Harari: Tecnologia deu aos humanos poderes divinos, e isso é perigoso
O ser humano está mais próximo de se tornar Deus, por ter um poder gigantesco nas mãos graças à tecnologia, e não necessariamente sabemos lidar com isso. Foi o que disse o historiador e filósofo israelense Yuval Harari, autor dos best seller "Sapiens", "Homo Deus" e "21 Lições para o Século 21", em entrevista para o Roda Viva, da TV Cultura.
"Estão nos dando um poder imenso, mas não temos necessariamente a compreensão e a responsabilidade para usar esse poder com sabedoria. Já vimos isso antes, com a energia nuclear: cientistas deram à humanidade o poder para criar energia muito barata o destruir o mundo com bombas nucleares, e a maioria das pessoas, pelo menos a princípio, e portanto não tinha a capacidade de tomar decisões sensatas", disse Yuval.
"Agora estamos vendo isso de novo, e de forma até mais extrema. A maioria as pessoas no mundo, incluindo a maioria dos políticos, tem um entendimento da inteligência artificial e biotecnologia muito limitado.

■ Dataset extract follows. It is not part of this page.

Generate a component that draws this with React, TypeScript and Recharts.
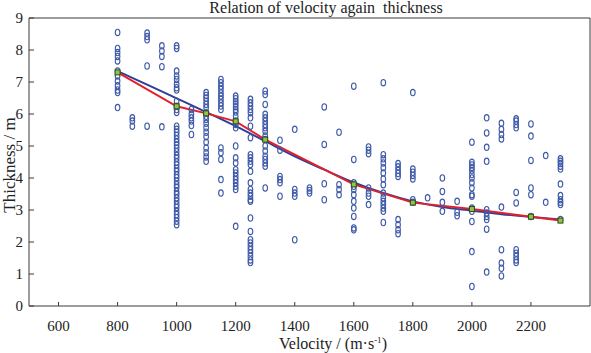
import React from 'react';
import { ComposedChart, XAxis, YAxis, Scatter, Line, ReferenceLine } from 'recharts';

// Measured velocity columns (m/s) and thickness samples (m) at each column
const velocities = [800, 850, 900, 950, 1000, 1050, 1100, 1150, 1200, 1250, 1300, 1350, 1400, 1450, 1500, 1550, 1600, 1650, 1700, 1750, 1800, 1850, 1900, 1950, 2000, 2050, 2100, 2150, 2200, 2250, 2300];
const thicknessSamples: number[][] = [
  [8.55, 8.05, 7.92, 7.8, 7.66, 7.34, 7.19, 7.03, 6.88, 6.75, 6.67, 6.2],
  [5.88, 5.78, 5.62],
  [8.53, 8.42, 8.32, 7.5, 5.62],
  [8.13, 7.97, 7.8, 7.48, 5.6],
  [8.13, 8.05, 7.34, 7.19, 7.08, 6.93, 6.82, 6.75, 6.4, 6.24, 6.14, 6.05, 5.62, 5.52, 5.43, 5.33, 5.22, 5.12, 5.03, 4.93, 4.82, 4.71, 4.62, 4.5, 4.41, 4.3, 4.21, 4.1, 4.01, 3.9, 3.79, 3.7, 3.58, 3.49, 3.38, 3.28, 3.17, 3.08, 2.96, 2.86, 2.76, 2.65, 2.54],
  [6.14, 5.99, 5.88, 5.78, 5.64, 5.36],
  [6.67, 6.58, 6.5, 6.4, 6.3, 6.2, 6.04, 5.93, 5.83, 5.71, 5.57, 5.43, 5.29, 5.12, 4.94, 4.79, 4.66, 4.52],
  [7.08, 6.98, 6.87, 6.77, 6.66, 6.56, 6.46, 6.35, 6.25, 6.14, 4.94, 4.79, 4.58, 3.95, 3.53],
  [6.56, 6.48, 6.39, 6.31, 6.23, 6.14, 6.06, 5.93, 5.78, 5.67, 5.57, 5.0, 4.63, 4.47, 4.26, 4.16, 4.05, 3.95, 3.85, 3.74, 3.64, 2.49],
  [6.46, 6.35, 6.25, 6.14, 6.04, 5.88, 5.62, 5.26, 4.73, 4.63, 4.52, 4.42, 4.21, 3.85, 3.64, 3.53, 3.43, 3.32, 3.27, 2.75, 2.33, 2.07, 1.97, 1.86, 1.76, 1.66, 1.55, 1.44, 1.36],
  [6.72, 6.61, 6.3, 5.99, 5.88, 5.78, 5.67, 5.57, 5.46, 5.31, 5.2, 5.0, 4.84, 4.68, 4.58, 4.47, 4.37, 3.69],
  [5.18, 4.87, 4.05, 3.95, 3.85, 3.43],
  [5.52, 3.64, 3.53, 3.43, 2.07],
  [3.69, 3.61, 3.53],
  [6.22, 5.05, 3.82, 3.32],
  [5.43, 3.79, 3.64, 3.48],
  [6.87, 4.58, 3.85, 3.74, 3.64, 3.48, 3.27, 3.06, 2.8, 2.44, 2.38],
  [4.97, 4.87, 4.76, 3.69, 3.53, 3.43, 3.17],
  [6.98, 4.73, 4.6, 4.47, 4.32, 4.16, 3.97, 3.79, 3.53, 3.38, 3.27, 3.17, 3.06, 2.96, 2.61],
  [4.45, 4.35, 4.24, 4.14, 4.05, 2.7, 2.54, 2.38, 2.26],
  [6.67, 4.28, 4.18, 4.08, 3.97, 3.32, 3.24],
  [3.38],
  [4.0, 3.58, 3.24, 2.96],
  [3.27, 2.93, 2.82],
  [5.12, 4.49, 4.41, 4.33, 4.24, 4.11, 4.0, 3.85, 3.69, 3.48, 3.43, 3.06, 2.96, 2.64, 1.7, 0.61],
  [5.88, 5.41, 4.96, 4.52, 3.01, 2.91, 2.8, 2.7, 2.4, 1.06],
  [5.71, 5.52, 5.36, 5.22, 3.09, 1.76, 1.34, 1.18, 0.94],
  [5.85, 5.78, 5.67, 5.57, 3.55, 3.22, 1.76, 1.65, 1.55, 1.44, 1.36],
  [5.69, 5.31, 4.55, 3.69, 3.48, 2.8],
  [4.7, 3.24],
  [4.6, 4.52, 4.45, 4.37, 4.28, 3.81, 3.45, 3.32, 3.24, 3.17, 2.7],
];

// Mean thickness (red line with green markers)
const meanVelocity = [800, 1000, 1100, 1200, 1300, 1600, 1800, 2000, 2200, 2300];
const meanThickness = [7.3, 6.24, 6.02, 5.77, 5.2, 3.8, 3.23, 3.03, 2.79, 2.67];

// Fitted curve (blue line)
const fitVelocity = [800, 900, 1000, 1100, 1200, 1300, 1400, 1500, 1600, 1700, 1800, 1900, 2000, 2100, 2200, 2300];
const fitThickness = [7.34, 6.92, 6.49, 6.06, 5.62, 5.15, 4.68, 4.26, 3.86, 3.53, 3.27, 3.09, 2.98, 2.87, 2.78, 2.7];

const xTicks = [600, 800, 1000, 1200, 1400, 1600, 1800, 2000, 2200];
const yTicks = [0, 1, 2, 3, 4, 5, 6, 7, 8, 9];

const scatterData = velocities.flatMap((v, i) => thicknessSamples[i].map((t) => ({ x: v, y: t })));
const meanData = meanVelocity.map((v, i) => ({ x: v, y: meanThickness[i] }));
const fitData = fitVelocity.map((v, i) => ({ x: v, y: fitThickness[i] }));

const FONT = "'Liberation Serif', 'Times New Roman', serif";
const AXIS = '#3a3a3a';

const XTick = (props: any) => {
  const { x, y, payload } = props;
  return (
    <g>
      <line x1={x} x2={x} y1={y - 8} y2={y - 12} stroke={AXIS} strokeWidth={1} />
      <text x={x} y={y + 17} textAnchor="middle" fontFamily={FONT} fontSize={15} fill="#222">
        {payload.value}
      </text>
    </g>
  );
};

const YTick = (props: any) => {
  const { x, y, payload } = props;
  return (
    <g>
      <line x1={x + 8} x2={x + 13} y1={y} y2={y} stroke={AXIS} strokeWidth={1} />
      <text x={x + 2} y={y + 5} textAnchor="end" fontFamily={FONT} fontSize={15} fill="#222">
        {payload.value}
      </text>
    </g>
  );
};

const Ring = (props: any) => {
  const { cx, cy } = props;
  if (cx == null || cy == null) return <g />;
  return <ellipse cx={cx} cy={cy} rx={2.3} ry={3.2} fill="none" stroke="#3f5aa8" strokeWidth={1.1} />;
};

const SquareDot = (props: any) => {
  const { cx, cy, index } = props;
  if (cx == null || cy == null) return <g key={index} />;
  return <rect key={index} x={cx - 2.5} y={cy - 2.5} width={5} height={5} fill="#8dc641" stroke="#2f4a1c" strokeWidth={1} />;
};

export default function App() {
  return (
    <div style={{ position: 'absolute', left: 0, top: 0, width: 591, height: 353, background: '#fff', overflow: 'hidden' }}>
      <ComposedChart
        width={591}
        height={353}
        data={scatterData}
        margin={{ top: 18, right: 1, bottom: 17, left: 7 }}
      >
        <XAxis
          type="number"
          dataKey="x"
          domain={[500, 2400]}
          ticks={xTicks}
          allowDataOverflow
          height={30}
          tickSize={6}
          tickMargin={2}
          tickLine={false}
          tick={<XTick />}
          axisLine={{ stroke: AXIS, strokeWidth: 1 }}
        />
        <YAxis
          type="number"
          dataKey="y"
          domain={[0, 9]}
          ticks={yTicks}
          allowDataOverflow
          width={22}
          tickSize={6}
          tickMargin={2}
          tickLine={false}
          tick={<YTick />}
          axisLine={{ stroke: AXIS, strokeWidth: 1 }}
        />
        <ReferenceLine y={9} stroke={AXIS} strokeWidth={1} />
        <ReferenceLine x={2400} stroke={AXIS} strokeWidth={1} />
        <Scatter data={scatterData} dataKey="y" shape={<Ring />} isAnimationActive={false} />
        <Line
          data={fitData}
          dataKey="y"
          type="monotone"
          stroke="#2d3f98"
          strokeWidth={2}
          dot={false}
          activeDot={false}
          isAnimationActive={false}
        />
        <Line
          data={meanData}
          dataKey="y"
          type="linear"
          stroke="#e3202a"
          strokeWidth={2}
          dot={<SquareDot />}
          activeDot={false}
          isAnimationActive={false}
        />
      </ComposedChart>
      <div style={{ position: 'absolute', left: 176, top: 0, width: 300, lineHeight: '16px', textAlign: 'center', fontFamily: FONT, fontSize: 16, color: '#222', whiteSpace: 'pre' }}>
        {'Relation of velocity again  thickness'}
      </div>
      <div style={{ position: 'absolute', left: 233, top: 335, width: 200, lineHeight: '18px', textAlign: 'center', fontFamily: FONT, fontSize: 16, color: '#222', whiteSpace: 'pre' }}>
        {'Velocity / (m·s'}
        <sup style={{ fontSize: 9, verticalAlign: 'top', lineHeight: '10px' }}>-1</sup>
        {')'}
      </div>
      <div style={{ position: 'absolute', left: -50, top: 156, width: 120, height: 18, lineHeight: '18px', textAlign: 'center', fontFamily: FONT, fontSize: 17, color: '#222', transform: 'rotate(-90deg)', whiteSpace: 'pre' }}>
        {'Thickness / m'}
      </div>
    </div>
  );
}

E essas duas tecnologias em particular - inteligência artificial e biotecnologia, bioengenharia - estão realmente nos dando poderes divinos de criação, estão realmente alçando os seres humanos à condição de Deus", completou.
Ditadura digital
Para o israelense, é muito provável que daqui a décadas estaremos vivendo em uma ditadura digital, sendo monitorados por computadores e máquinas que analisarão informações essenciais para o governo e grandes corporações.
Daqui a dez anos, algumas pessoas no mundo, bilhões de pessoas, podem estar vivendo numa ditadura digital onde não só tudo o que fazem, mas até tudo o que sentem é constantemente monitorado.
O ideal, segundo Yuval, é regulamentar as tecnologias mais perigosas, como sistemas autônomos de armamentos e robôs assassinos, até a regulamentação de sistemas de vigilância para prevenir a criação de ditaduras digitais.
"Podemos prever que nos próximos dez ou vinte anos, a ascensão dessas ditaduras digitais, ditaduras baseadas em tecnologias digitais de vigilância que seguem tudo o tempo todo. Podemos prever que isso acontecerá não só nos países mais desenvolvidos, mas até em alguns países mais atrasados do mundo, na África e no Oriente Médio", analisou.
Governos homofóbicos, por exemplo, poderão monitorar constantemente atividades consideradas "suspeitas" de jovens que ainda não formaram sua identidade sexual, sugeriu o professor, o que tem impacto positivo para as grandes corporações. Ao mesmo tempo, a análise do comportamento de opositores pode ser uma arma importante dentro da ditadura digital.
"Talvez eu não veja nenhum filme gay, nada do tipo, mas simplesmente monitorando a reação dos meus olhos o algoritmo e a empresa por trás dele, já sabem que sou gay. Digamos que, no Youtube, eu veja um vídeo de um rapaz e uma moça, em roupas de banho na praia. O computador sabe para onde eu olho. Se eu olhar mais para o rapaz do que para a moça, o algoritmo já sabe que sou gay, e isso pode ser usado para me vender produtos", afirmou.
"Se você pensar numa ditadura do século 20, se você vivia na União Soviética na época do [ditador Josef] Stalin, a polícia secreta não podia seguir todos o tempo todo, era impossível. Daqui a dez anos, algumas pessoas no mundo, bilhões de pessoas, podem estar vivendo numa ditadura digital onde não só tudo o que fazem, mas até tudo o que sentem é constantemente monitorado."
Robôs x Humanos? Só no cinema
A ficção científica, de acordo com o professor, é um dos gêneros que pode conectar a comunidade científica com o povo. Porém, muito do que vemos em filmes é pura ficção literalmente, e a ideia de robôs lutando contra humanos pelo futuro da sobrevivência não é algo palpável.
"A situação favorita dos livros e filmes de ficção científica no tocante à Inteligência Artificial é que os robôs e computadores de repente ganham consciência e se rebelam contra os humanos, e aí acontece uma situação como a da [franquia] 'O Exterminador do Futuro', uma guerra entre robôs e humanos. Isso é extremamente improvável nas próximas décadas, não há nenhuma indicação de que nenhum robô ou computador esteja a caminho de se tornar consciente e se rebelar contra nós", afirmou.
"Os verdadeiros perigos dos avanços da tecnologia artificial são coisas como robôs e computadores tirando pessoas do mercado de trabalho, ou a nova tecnologia ajudando um governo ou uma pequena elite a criar a ditadura digital. Os robôs não são maus, não se rebelam", completou.